Avowed’s facial mushrooms hide a fantasy romp that’s well worth your time: disagree and my arquebus awaits
While I’m not going to argue that Obsidian’s fantasy RPG matches the depth of the genre’s topline measuring sticks, your Baldur’s Gates, your Witchers, your New Vegases, it did provide me a good time in 2025. I found the world of Eora – with its mushrooms, sprawling coastlines, dense forests, arid deserts, and more mushrooms – colourful and varied enough to whet my appetite for exploration. Combat was satisfying enough that I looked forward to each opportunity to whip out my trusty blunderbuss and characters were engaging enough that hanging out with them in camp was a pleasant way to while away evenings.
Putting together a build that wasn’t just fun to play, but unique enough to inform a quirky extra layer to my roleplaying was as easy as slipping into a warm bath. The choices, at least those you make through dialogue, have enough weight to their consequences that they feel satisfying. The fates of multiple cities lie in your hands, and especially in the case of Fior mes Iverno, saving them takes a bit of exploration. There are also a good smattering of different endings to match whatever complex identity you’ve forged for your Aedryan envoy.
The main quest, which sees you trying to unite nations and save the mushroom-festooned land of Eora from a spreading disease, can be a straight-faced fantasy affair at times, but Obsidian’s humour flashes through in the sidequests. I ended one, in which I was charged with clearing a lady’s cabin of reptilian beasties, by instead convincing her to adopt one as a roommate. Another saw me running around with a zombie-attracting meteorite. There were also more poignant adventures, such as retrieving a leviathan’s heart for a dying warrior. I’ll also always appreciate an RPG that lets me be a dick with a dialogue option – a path Obsidian always wholly support.
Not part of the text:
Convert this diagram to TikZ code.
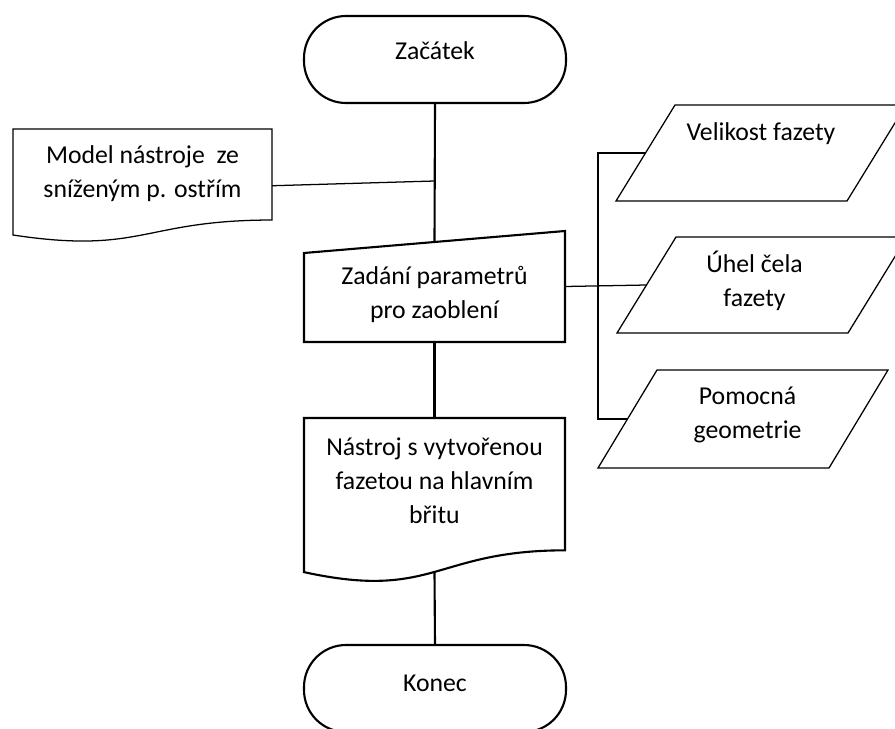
\documentclass[tikz,border=0pt]{standalone}
\usepackage{fontspec}
\setmainfont{Carlito}
\usetikzlibrary{calc}
\newcommand{\pxu}{0.025cm}
% document outline with a wavy bottom
\newcommand{\drawdoc}[2]{%
  \draw[#1] (#2.north west) -- (#2.north east)
    -- ($(#2.north east)!0.802!(#2.south east)$)
    .. controls ($(#2.north)!0.802!(#2.south)$) and ($(#2.north)!1.107!(#2.south)$)
    .. ($(#2.north west)!0.934!(#2.south west)$) -- cycle;}
% data (parallelogram) outline
\newcommand{\drawdata}[2]{%
  \draw[#1] ($(#2.north west)+(59,0)$) -- (#2.north east)
    -- ($(#2.south east)-(59,0)$) -- (#2.south west) -- cycle;}
\tikzset{
  txt/.style={font=\fontsize{18.3}{24.3}\selectfont, align=center, inner sep=0pt},
  shapebox/.style={inner sep=0pt, outer sep=0pt},
  term/.style={shapebox, draw, line width=1.5pt, rounded corners=1.05cm,
    minimum width=262*\pxu, minimum height=87*\pxu},
  thickln/.style={line width=1.5pt},
  thinln/.style={line width=0.9pt}
}
\begin{document}
\begin{tikzpicture}[x=\pxu, y=-\pxu]
    \useasboundingbox (0,0) rectangle (895,729);

    % Main column
    \node[term, label={[txt,yshift=8.5*\pxu]center:Začátek}] (zac) at (435,59.5) {};
    \node[shapebox, minimum width=261*\pxu, minimum height=111*\pxu,
      label={[txt,yshift=-8*\pxu]center:{Zadání parametrů\\pro zaoblení}}] (zad) at (434.5,286.5) {};
    \draw[thickln] ($(zad.north west)+(0,22)$) -- (zad.north east) -- (zad.south east) -- (zad.south west) -- cycle;
    \node[shapebox, minimum width=261*\pxu, minimum height=165*\pxu,
      label={[txt,yshift=20*\pxu]center:{Nástroj s vytvořenou\\fazetou na hlavním\\břitu}}] (nas) at (434.5,500.5) {};
    \drawdoc{thickln}{nas}
    \node[term, label={[txt,yshift=5*\pxu]center:Konec}] (kon) at (435,688.5) {};

    % Input model (left)
    \node[shapebox, minimum width=259*\pxu, minimum height=113.5*\pxu,
      label={[txt,yshift=11.75*\pxu]center:{Model nástroje~ ze\\sníženým p. ostřím}}] (model) at (142.5,185.75) {};
    \drawdoc{thinln}{model}

    % Parameters (right)
    \node[shapebox, minimum width=290*\pxu, minimum height=96*\pxu,
      label={[txt,yshift=19*\pxu]center:Velikost fazety}] (vel) at (761,153) {};
    \node[shapebox, minimum width=290*\pxu, minimum height=96*\pxu,
      label={[txt,xshift=-7.5*\pxu,yshift=4*\pxu]center:{Úhel čela\\fazety}}] (uhel) at (762,285) {};
    \node[shapebox, minimum width=290*\pxu, minimum height=98*\pxu,
      label={[txt,xshift=4.5*\pxu,yshift=4*\pxu]center:{Pomocná\\geometrie}}] (pom) at (743,419) {};
    \drawdata{thinln}{vel}
    \drawdata{thinln}{uhel}
    \drawdata{thinln}{pom}

    % Connectors
    \coordinate (jm) at (434.5,181);
    \coordinate (bt) at (vel.west -| pom.west);
    \draw[thickln] (zac.south) -- ($(zad.north)+(0,11)$);
    \draw[thinln] (model.east) -- (jm);
    \draw[thickln] (zad.south) -- (nas.north);
    \draw[thickln] ($(nas.north)!0.933!(nas.south)$) -- (kon.north);
    \draw[thinln] ($(vel.west)+(29.5,0)$) -- (bt) -- (pom.west) -- ($(pom.west)+(29.5,0)$);
    \draw[thinln] (zad.east) -- ($(uhel.west)+(29.5,0)$);
\end{tikzpicture}
\end{document}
I really loved the little segments in which your character recalls some ancient memories of locations in years gone by, which they can tap into via their Godlike powers. These reminded me of the sorts of evocative micro-fiction or poetic passages you find in books like Italo Calvino’s Invisible Cities. In this case, tales of your character’s long-forgotten ancestors and how they shaped the location you’re looking out over. Ephemeral visions of an enigmatic past, conveyed through artwork that evokes ancient tapestries or scrolls and manipulated by the dialogue choices you make as their tale is recited to you.
Avowed’s at its best when it embraces the awe-inspiring, fantastical potential of fantasy and tells grandiose tales of eras and people long forgotten. It’s a game which doesn’t reinvent the wheel or redefine the genre, but it doesn’t need to do that to offer you a thoroughly enthralling month or so of adventuring.
Jeremy: Avowed is a contentious game in the Treehouse. Nic (RPS in peace) thought it was kind of meh, while I enjoyed it. I still like it, mostly because it offers such an interesting environmental-focused plot. Avowed takes its Pillars of Eternity setting of Eora and places the focus clearly on one island that’s suffering from a virus which turns people into walking plant husks. Without giving too much away, said virus is related to the colonisation of the island and the threat of ever-looming imperialism, and you could draw many parallels here to climate change and the plights faced by indigenous peoples across the world.
Even if you’re not particularly impressed by its take on eco-centred natural fantasy, Avowed is still a solid first-person action RPG that sings when you play it as a spell-slinging magus, reminding me of Heretic during its best moments. Plus, not many games let me create an avatar whose entire face is covered by a mushroom-encrusted piece of driftwood.